En la que fue posiblemente la última fiesta en el Al Rashid, varios periodistas expresaron sus ganas de que comenzara “de una vez la acción”. Querían un escenario bélico, y contarlo. Sus deseos contrastaban con los de quienes, a pesar de ser conscientes de que la guerra era ya inevitable, creían que la mayor noticia jamás contada allí habría sido la del triunfo de la vía diplomática. Muchos terminamos brindando aquella noche por poder ser algún día corresponsales de paz.
Dos días después abandonamos el hotel a toda prisa. Quedaban unas horas para el inicio de los bombardeos y el Pentágono había advertido a la CNN de que el Al Rashid podría ser objetivo de los ataques por estar muy cerca de edificios gubernamentales. El destino más seguro era, según los compañeros estadounidenses, aconsejados por su propio Gobierno, el hotel Palestine. Lo ocurrido posteriormente en este último demostraría que no estaban en lo cierto (fue alcanzado por un proyectil estadounidense, matando a dos periodistas, entre ellos al español José Couso).

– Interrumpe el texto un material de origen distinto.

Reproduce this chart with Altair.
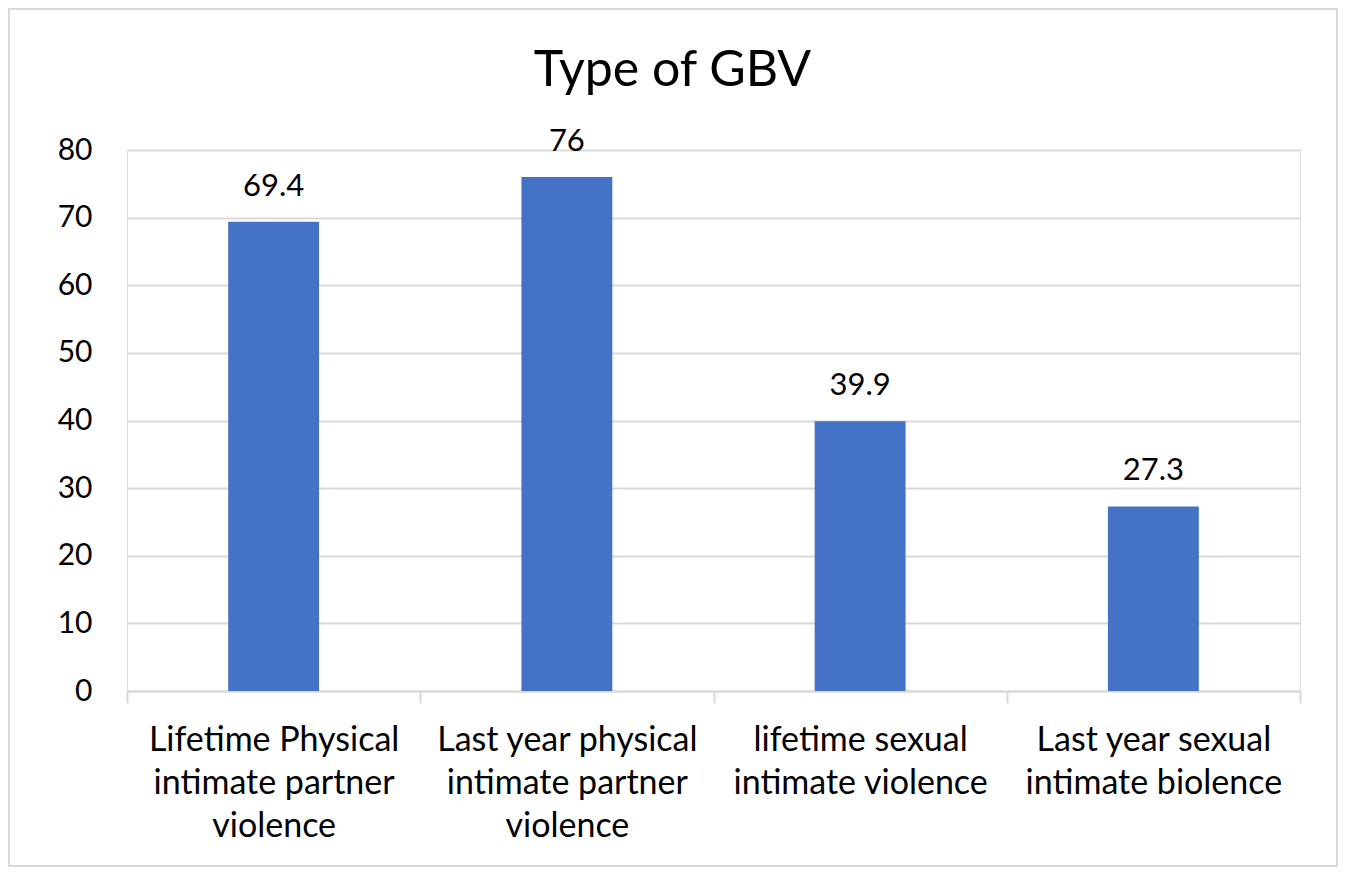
import altair as alt
import pandas as pd

categories = [
    "Lifetime Physical|intimate partner|violence",
    "Last year physical|intimate partner|violence",
    "lifetime sexual|intimate violence",
    "Last year sexual|intimate biolence",
]
values = [69.4, 76, 39.9, 27.3]
value_labels = ["69.4", "76", "39.9", "27.3"]
y_ticks = [0, 10, 20, 30, 40, 50, 60, 70, 80]
title_text = "Type of GBV"

df = pd.DataFrame({"cat": categories, "val": values, "lab": value_labels})

W, H = 1173, 541
FONT = "Lato"
GRID = "#d9d9d9"

x_enc = alt.X(
    "cat:N",
    sort=None,
    title=None,
    scale=alt.Scale(paddingInner=0, paddingOuter=0),
    axis=alt.Axis(
        labelAngle=0,
        labelExpr="isValid(datum.value) ? split(datum.value, '|') : ''",
        labelFont=FONT,
        labelFontSize=34,
        labelColor="#000000",
        labelLineHeight=43,
        labelBaseline="alphabetic",
        labelPadding=47,
        labelLimit=400,
        domainColor=GRID,
        domainWidth=2,
        ticks=True,
        tickBand="extent",
        tickSize=12,
        tickColor=GRID,
        tickWidth=2,
        grid=False,
    ),
)
y_enc = alt.Y(
    "val:Q",
    title=None,
    scale=alt.Scale(domain=[0, 80], nice=False),
    axis=alt.Axis(
        values=y_ticks,
        labelFont=FONT,
        labelFontSize=30,
        labelColor="#000000",
        labelPadding=35,
        ticks=False,
        domain=False,
        grid=True,
        gridColor=GRID,
        gridWidth=2,
    ),
)

bars = alt.Chart(df).mark_bar(
    color="#4472C4", width=alt.RelativeBandSize(0.31)
).encode(x=x_enc, y=y_enc)

texts = alt.Chart(df).mark_text(
    font=FONT, fontSize=31, color="#000000", baseline="alphabetic", dy=-26
).encode(x=alt.X("cat:N", sort=None), y="val:Q", text="lab:N")

frame = alt.Chart(alt.Data(values=[{"f": 1}])).mark_rect(
    fill=None, stroke=GRID, strokeWidth=2
).encode(
    x=alt.value(-118), x2=alt.value(W + 37), y=alt.value(-141), y2=alt.value(H + 175)
)

chart = alt.layer(frame, bars, texts).properties(
    width=W,
    height=H,
    padding={"left": 119, "top": 142, "right": 38, "bottom": 176},
    autosize=alt.AutoSizeParams(type="none"),
    title=alt.TitleParams(
        text=title_text,
        font=FONT,
        fontSize=50,
        fontWeight="normal",
        color="#000000",
        anchor="middle",
        baseline="alphabetic",
        offset=-128,
        dx=-41,
    ),
).configure_view(stroke=None).configure(background="white")

chart.save("out.html", embed_options={"renderer": "svg", "actions": False})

Ocho días después del inicio de la invasión, cinco periodistas regresamos por una noche al Al Rashid, para contemplar el bombardeo desde otro punto de la ciudad. El edificio, en penumbra, estaba prácticamente vacío. Cargados con generadores eléctricos y botellas de agua —la ciudad llevaba días sin luz ni agua—, y acompañados por un par de funcionarios llamados eufemísticamente guías, nos instalamos en una de las habitaciones más altas. Durante toda la madrugada, los proyectiles estadounidenses cayeron a pocos metros de nosotros, desplazando sillas e incluso mesas y camas. Fue una noche en la que los que no creían en Dios rezaron y los que solían cumplir las normas del buen musulmán se las saltaron, bebiendo cantidades de alcohol suficientes para atolondrar los sentidos y difuminar las sacudidas. Al amanecer, cuando los ataques cesaron, recogimos rápidamente nuestros bártulos y corrimos de nuevo al hotel Palestine, desde donde cubriríamos los ataques contra la población civil, contra los propios periodistas occidentales, la ocupación de Bagdad, la división de Irak, la apertura de las puertas del infierno en la región. Pero esa es ya otra historia.